$g(x_1)$ is a nonlinear function with $ g(x_1) > 0 \;\;\forall \;\;x_1\in \mathbb{R} \setminus \{ 0 \} $ and $ g(x_1 = 0) = 0 $.
I have read in "The Variable Gradient Method of Generating Liapunov Functions with Application to Automatic Control Systems by John E. Gibson" that
$\int_0^{x_1}\eta \cdot g(\eta) d \eta > 0 \;\;\forall \;\;x_1\in \mathbb{R} \setminus \{ 0 \} $
but I don't really understand why.
The argumentation in the book was:
"... Since the nonlinearity was specified as $y = x\cdot g(x)$, $g(x)$ is always positive if the nonlinearity lies in the first and third quadrant, and, under these conditions, the integral involving $g(x_1)$ is always positive ..."

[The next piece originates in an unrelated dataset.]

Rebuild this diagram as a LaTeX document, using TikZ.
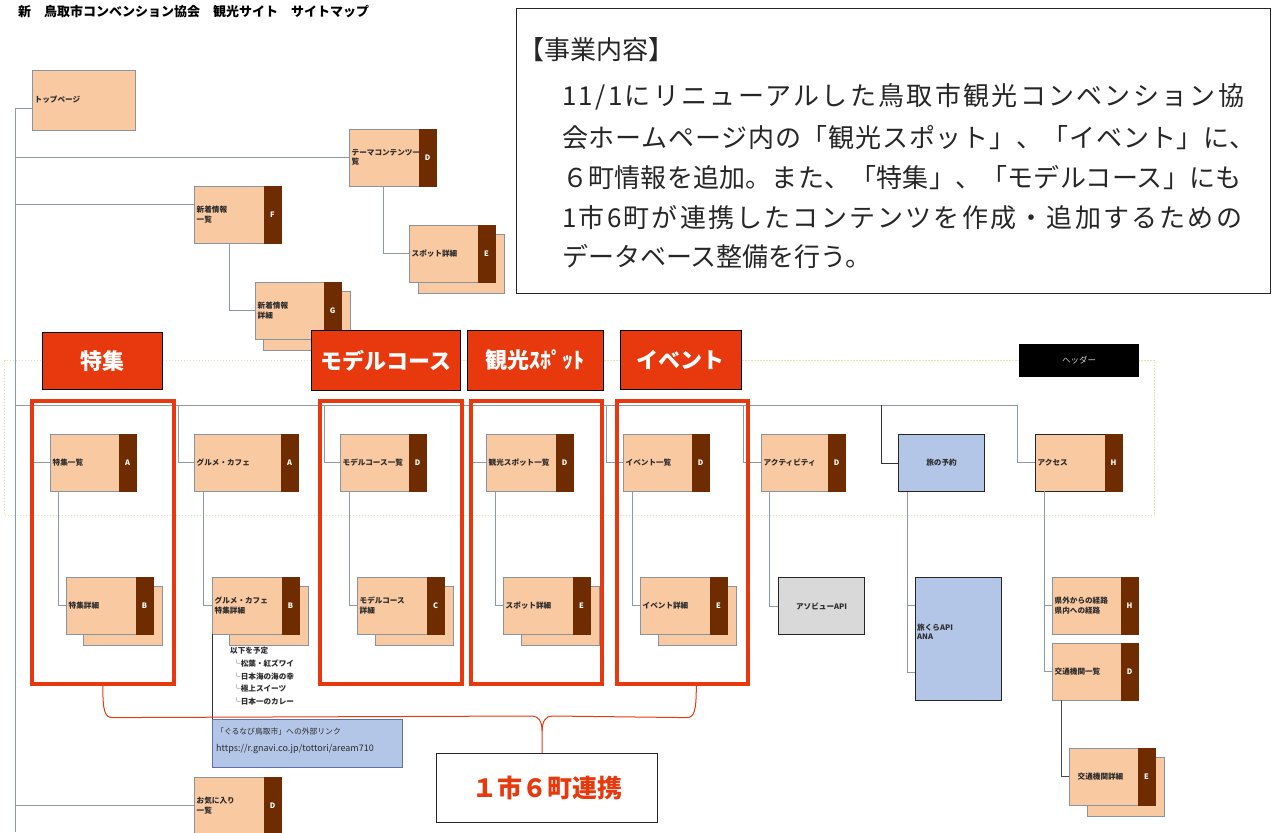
\documentclass[tikz,border=0pt]{standalone}
\usepackage{fontspec}
\setmainfont{Noto Sans CJK JP}
\usetikzlibrary{calc}
\definecolor{peach}{HTML}{F9C9A2}
\definecolor{brownc}{HTML}{6F2C00}
\definecolor{bordc}{HTML}{8A949E}
\definecolor{linec}{HTML}{8C99A6}
\definecolor{redc}{HTML}{E8380D}
\definecolor{bluec}{HTML}{B4C6E7}
\definecolor{grayc}{HTML}{D9D9D9}
\definecolor{txtc}{HTML}{2B2B2B}
\definecolor{dotc}{HTML}{E2E6A6}
\definecolor{linkbd}{HTML}{5A74A8}
\tikzset{
  pbox/.style={draw=bordc, fill=peach, line width=0.9pt, inner sep=0pt, outer sep=0pt, anchor=north west},
  pstrip/.style={fill=brownc, draw=brownc, line width=0.6pt, inner sep=0pt, outer sep=0pt, anchor=north east, minimum width=17, text=white, font=\bfseries\fontsize{7.5}{8}\selectfont},
  ptext/.style={anchor=west, align=left, inner sep=0pt, text=txtc, font=\bfseries\fontsize{7.6}{9.4}\selectfont},
  conn/.style={draw=linec, line width=0.9pt},
  redframe/.style={draw=redc, line width=3.6pt, inner sep=0pt, anchor=north west},
  redlabel/.style={fill=redc, draw=black, line width=0.8pt, anchor=north west, text=white, font=\bfseries\fontsize{22}{22}\selectfont, inner sep=0pt},
  bluebox/.style={fill=bluec, draw=black!85, line width=1.1pt, inner sep=0pt, anchor=north west, text=txtc, font=\bfseries\fontsize{7.6}{9.4}\selectfont},
  graybox/.style={fill=grayc, draw=black!85, line width=1.1pt, inner sep=0pt, anchor=north west, text=txtc, font=\bfseries\fontsize{7.6}{9.4}\selectfont},
  dtext/.style={anchor=base west, inner sep=0pt, text=black!85, font=\fontsize{26}{30}\selectfont},
}
\newcommand\pgb[8][]{%
  \node[pbox,#1, minimum width=#5, minimum height=#8] (#2) at (#3,#4) {};
  \node[pstrip, minimum height=#8] (#2-k) at (#2.north east) {#7};
  \node[ptext] (#2-t) at ([xshift=2.5pt]#2.west) {#6};
}
\newcommand\pgs[6]{%
  \node[pbox, minimum width=#4+9-#6, minimum height=#5+2] (#1) at (#2+#6,#3+9) {};
}
\begin{document}
\begin{tikzpicture}[x=1pt,y=-1pt]
\useasboundingbox (0,0) rectangle (1273,832);
% header zone
\node[draw=dotc, dash pattern=on 1.5pt off 1.5pt, line width=1pt, minimum width=1150, minimum height=155, anchor=north west, inner sep=0pt] (hz) at (4,360) {};
\node[fill=black, minimum width=120, minimum height=33, anchor=north west, inner sep=0pt, text=black!20, font=\fontsize{8.5}{9}\selectfont] (hd) at (1019,344) {ヘッダー};
% title
\node[anchor=base west, inner sep=0pt, text=black, font=\bfseries\fontsize{13}{13}\selectfont] (title) at (18,17) {新　鳥取市コンベンション協会　観光サイト　サイトマップ};
% top boxes
\node[pbox, minimum width=103, minimum height=60] (top) at (32,70) {};
\node[ptext] (top-t) at ([xshift=2.5pt]top.west) {トップページ};
\pgb{theme}{349}{129}{87}{テーマコンテンツ一\\覧}{D}{57}
\pgs{spot0-s}{409}{225}{86}{57}{9}
\pgb{spot0}{409}{225}{86}{スポット詳細}{E}{57}
\pgb{news}{194}{186}{87}{新着情報\\一覧}{F}{57}
\pgs{newsd-s}{255}{282}{86}{57}{8}
\pgb{newsd}{255}{282}{86}{新着情報\\詳細}{G}{57}
% level 2
\pgb{tk}{50}{434}{86}{特集一覧}{A}{57}
\pgb{gm}{194}{434}{104}{グルメ・カフェ}{A}{57}
\pgb{mc}{340}{434}{86}{モデルコース一覧}{D}{57}
\pgb{sp}{486}{434}{87}{観光スポット一覧}{D}{57}
\pgb{ev}{623}{434}{86}{イベント一覧}{D}{57}
\pgb{ac}{761}{434}{84}{アクティビティ}{D}{57}
\node[bluebox, minimum width=86, minimum height=57] (yo) at (898,434) {旅の予約};
\pgb[draw=black!85]{ax}{1035}{434}{87}{アクセス}{H}{57}
% level 3
\pgs{tkd-s}{66}{577}{87}{57}{17}
\pgb{tkd}{66}{577}{87}{特集詳細}{B}{57}
\pgs{gmd-s}{212}{577}{87}{57}{17}
\pgb{gmd}{212}{577}{87}{グルメ・カフェ\\特集詳細}{B}{57}
\pgs{mcd-s}{357}{577}{87}{57}{18}
\pgb{mcd}{357}{577}{87}{モデルコース\\詳細}{C}{57}
\pgs{spd-s}{503}{577}{87}{57}{18}
\pgb{spd}{503}{577}{87}{スポット詳細}{E}{57}
\pgs{evd-s}{640}{577}{87}{57}{18}
\pgb{evd}{640}{577}{87}{イベント詳細}{E}{57}
\node[graybox, minimum width=86, minimum height=57] (aso) at (778,577) {アソビューAPI};
\node[bluebox, minimum width=86, minimum height=123] (kura) at (915,577) {};
\node[ptext] (kura-t) at (917,632) {旅くらAPI\\ANA};
\pgb{ken}{1052}{577}{86}{県外からの経路\\県内への経路}{H}{57}
\pgb{ko}{1052}{643}{86}{交通機関一覧}{D}{57}
\pgs{kod-s}{1069}{748}{86}{57}{18}
\pgb{kod}{1069}{748}{86}{\hspace{6pt}交通機関詳細}{E}{57}
\pgb{fav}{194}{777}{87}{お気に入り\\一覧}{D}{57}
% notes and link
\node[anchor=north west, align=left, inner sep=0pt, text=txtc, font=\bfseries\fontsize{7.6}{12.7}\selectfont] (plan) at (230,647) {以下を予定\\\hspace{3pt}└松葉・紅ズワイ\\\hspace{3pt}└日本海の海の幸\\\hspace{3pt}└極上スイーツ\\\hspace{3pt}└日本一のカレー};
\node[fill=bluec, draw=linkbd, line width=1pt, minimum width=190, minimum height=48, anchor=north west, inner sep=0pt] (lk) at (212,719) {};
\node[anchor=west, inner sep=0pt, text=txtc, font=\fontsize{7.8}{9}\selectfont] (lk-1) at (216,732) {「ぐるなび鳥取市」への外部リンク};
\node[anchor=west, inner sep=0pt, text=txtc, font=\fontsize{9}{10}\selectfont] (lk-2) at (216,749) {https://r.gnavi.co.jp/tottori/aream710};
% connectors
\coordinate (mb) at (15,832);
\coordinate (bus) at (15,405);
\draw[conn] ([yshift=-8pt]top.west) -| (mb);
\draw[conn] (theme.west) -- (theme.west -| mb);
\coordinate (n1) at ([yshift=10pt]news.west);
\draw[conn] (n1) -- (n1 -| mb);
\draw[conn] (fav.west) -- (fav.west -| mb);
\draw[conn] ([xshift=34pt]theme.south west) |- (spot0.west);
\draw[conn] ([xshift=35pt]news.south west) |- (newsd.west);
\coordinate (tk-d) at ([xshift=-17pt]tk.west);
\coordinate (gm-d) at ([xshift=-16pt]gm.west);
\coordinate (mc-d) at ([xshift=-16pt]mc.west);
\coordinate (sp-d) at ([xshift=-16pt]sp.west);
\coordinate (ev-d) at ([xshift=-17pt]ev.west);
\coordinate (ac-d) at ([xshift=-18pt]ac.west);
\coordinate (yo-d) at ([xshift=-17pt]yo.west);
\coordinate (ax-d) at ([xshift=-18pt]ax.west);
\draw[conn] (bus) -- (ax-d |- bus);
\foreach \c in {tk,gm,mc,sp,ev,ac,ax}{\draw[conn] (\c-d |- bus) |- (\c.west);}
\draw[draw=black!80, line width=0.9pt] (yo-d |- bus) |- (yo.west);
\draw[conn] ([xshift=8pt]tk.south west) |- (tkd.west);
\draw[conn] ([xshift=9pt]gm.south west) |- (gmd.west);
\draw[conn] ([xshift=9pt]mc.south west) |- (mcd.west);
\draw[conn] ([xshift=9pt]sp.south west) |- (spd.west);
\draw[conn] ([xshift=9pt]ev.south west) |- (evd.west);
\draw[conn] ([xshift=8pt]ac.south west) |- (aso.west);
\coordinate (yv) at ([xshift=9pt]yo.south west);
\coordinate (k1) at ([yshift=33.5pt]kura.west);
\coordinate (k2) at ([yshift=-33.5pt]kura.west);
\draw[conn] (yv) |- (k2);
\draw[conn] (yv |- k1) -- (k1);
\coordinate (av) at ([xshift=9pt]ax.south west);
\draw[conn] (av) |- (ko.west);
\draw[conn] (av |- ken.west) -- (ken.west);
\draw[draw=black!70, line width=1pt] ([xshift=9pt]ko.south west) |- (kod.west);
\draw[draw=black!80, line width=1pt] (gmd.south west) -- (lk.north west);
% red labels
\node[redlabel, minimum width=120, minimum height=57] (l1) at (42,332) {特集};
\node[redlabel, minimum width=149, minimum height=60] (l2) at (311,330) {モデルコース};
\node[redlabel, minimum width=136, minimum height=60] (l3) at (467,330) {観光ｽﾎﾟｯﾄ};
\node[redlabel, minimum width=121, minimum height=59] (l4) at (620,330) {イベント};
% red frames
\node[redframe, minimum width=142, minimum height=283] (r1) at (30,399) {};
\node[redframe, minimum width=142, minimum height=283] (r2) at (318,399) {};
\node[redframe, minimum width=131, minimum height=283] (r3) at (469,399) {};
\node[redframe, minimum width=131, minimum height=283] (r4) at (615,399) {};
% renkei
\node[draw=black!85, line width=1.2pt, fill=white, minimum width=221, minimum height=69, anchor=north west, inner sep=0pt, text=redc, font=\bfseries\fontsize{25}{25}\selectfont] (renkei) at (436,753) {１市６町連携};
\coordinate (bL) at (r1.south);
\coordinate (bR) at ([xshift=14pt]r4.south);
\coordinate (bC) at ([xshift=-5pt]renkei.north);
\draw[draw=redc, line width=1pt] (bL) .. controls ($(bL)+(0,26)$) and ($(bL)+(2,32)$) .. ($(bL)+(10,32)$) -- ($(bC)+(-10,-37)$) .. controls ($(bC)+(-4,-37)$) and ($(bC)+(0,-32)$) .. ($(bC)+(0,-22)$) -- (bC);
\draw[draw=redc, line width=1pt] (bR) .. controls ($(bR)+(0,26)$) and ($(bR)+(-2,32)$) .. ($(bR)+(-10,32)$) -- ($(bC)+(10,-37)$) .. controls ($(bC)+(4,-37)$) and ($(bC)+(0,-32)$) .. ($(bC)+(0,-22)$);
% description box
\node[draw=black!85, line width=1pt, fill=white, minimum width=754, minimum height=285, anchor=north west, inner sep=0pt] (desc) at (516,8) {};
\node[dtext] (d0) at (518,60) {【事業内容】};
\node[dtext] (d1) at (562,106) {\addfontfeature{LetterSpace=8.9}11/1にリニューアルした鳥取市観光コンベンション協};
\node[dtext] (d2) at (562,147) {\addfontfeature{LetterSpace=3}会ホームページ内の「観光スポット」、「イベント」に、};
\node[dtext] (d3) at (562,187) {\addfontfeature{LetterSpace=0.8}６町情報を追加。また、「特集」、「モデルコース」にも};
\node[dtext] (d4) at (562,227) {\addfontfeature{LetterSpace=8.5}1市6町が連携したコンテンツを作成・追加するための};
\node[dtext] (d5) at (562,266) {データベース整備を行う。};
\end{tikzpicture}
\end{document}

In my case the nonlinearity lies in the first and secound quadrant, but I just can't understand why hence the integral $\int_0^{x_1}\eta \cdot g(\eta) d \eta$ is always positive.

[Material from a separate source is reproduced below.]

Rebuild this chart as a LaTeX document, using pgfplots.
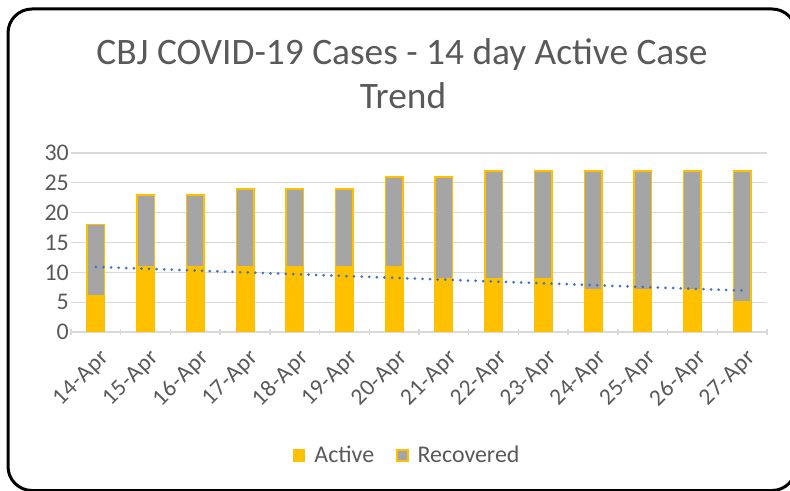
\documentclass[border=0pt]{standalone}
\usepackage{pgfplots}
\pgfplotsset{compat=1.18}
\usepackage{fontspec}
\setmainfont{Carlito}
\definecolor{act}{HTML}{FFC000}
\definecolor{rec}{HTML}{A5A5A5}
\definecolor{grd}{HTML}{D9D9D9}
\definecolor{txt}{HTML}{595959}
\definecolor{trend}{HTML}{4472C4}
\begin{document}
\begin{tikzpicture}
\useasboundingbox (0,0) rectangle (790bp,491bp);
\begin{scope}
\clip (0,0) rectangle (790bp,491bp);
\draw[line width=3bp, rounded corners=24bp] (8bp,0.5bp) rectangle (796bp,482bp);
\end{scope}
\node[anchor=base, text=txt, font=\fontsize{37.5}{44}\selectfont] at (402bp,426bp) {CBJ COVID-19 Cases - 14 day Active Case};
\node[anchor=base, text=txt, font=\fontsize{37.5}{44}\selectfont] at (403bp,382bp) {Trend};
\begin{axis}[
  at={(71bp,159bp)}, anchor=south west,
  scale only axis, width=696bp, height=179bp,
  xmin=-0.5, xmax=13.5, ymin=0, ymax=30,
  ybar stacked, bar width=17.5bp,
  xtick={0,...,13},
  xticklabels={14-Apr,15-Apr,16-Apr,17-Apr,18-Apr,19-Apr,20-Apr,21-Apr,22-Apr,23-Apr,24-Apr,25-Apr,26-Apr,27-Apr},
  minor xtick={-0.5,0.5,...,13.5},
  ytick={0,5,...,30},
  major tick length=0pt, minor tick length=6bp, tick align=outside,
  minor tick style={grd, line width=1.3bp},
  ymajorgrids, grid style={grd, line width=1.3bp},
  axis lines=left, axis line style={-},
  y axis line style={draw=none},
  x axis line style={grd, line width=1.3bp},
  /pgf/number format/assume math mode=true,
  xticklabel style={yshift=-14bp, xshift=3bp, rotate=45, anchor=north east, font=\fontsize{23.5}{28}\selectfont\addfontfeature{LetterSpace=3}, text=txt, inner sep=1bp},
  yticklabel style={font=\fontsize{24}{28}\selectfont, text=txt, inner sep=2bp},
  legend style={at={(0.483,-0.687)}, anchor=center, draw=none, legend columns=2,
    /tikz/every odd column/.append style={column sep=7bp},
    /tikz/every even column/.append style={column sep=20bp},
    font=\fontsize{24}{28}\selectfont, text=txt},
  legend image code/.code={\draw[#1, line width=1.5bp] (0bp,-6bp) rectangle (11bp,5bp);},
]
\addplot[fill=act, draw=act, line width=1.5bp] coordinates {
 (0,6) (1,11) (2,11) (3,11) (4,11) (5,11) (6,11) (7,9) (8,9) (9,9) (10,7) (11,7) (12,7) (13,5)};
\addlegendentry{Active}
\addplot[fill=rec, draw=act, line width=1.5bp] coordinates {
 (0,12) (1,12) (2,12) (3,13) (4,13) (5,13) (6,15) (7,17) (8,18) (9,18) (10,20) (11,20) (12,20) (13,22)};
\addlegendentry{Recovered}
\end{axis}
\begin{axis}[
  at={(71bp,159bp)}, anchor=south west,
  scale only axis, width=696bp, height=179bp,
  xmin=-0.5, xmax=13.5, ymin=0, ymax=30,
  hide axis,
]
\addplot[trend, line width=3bp, line cap=round, dash pattern=on 0pt off 7.6bp] coordinates {(0,10.91) (13,6.94)};
\end{axis}
\end{tikzpicture}
\end{document}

Any tip or answer is helpful, I am trying to understand why it is the case.
A simple derivation is the following:
Make the change of variable $\eta=\theta x$ in the integral. Then the integral can be written as $$\int_0^x{\eta g(\eta)d\eta}=x^2\int_0^1\theta g(\theta x)d\theta>0 \qquad \forall x\in\mathbb{R}\setminus\{0\} $$ since $\int_0^1\theta g(\theta x)d\theta>0 $ due to $\theta g(\theta x)>0$ for all $x\in\mathbb{R}\setminus\{0\}$ and $\theta\in(0,1]$.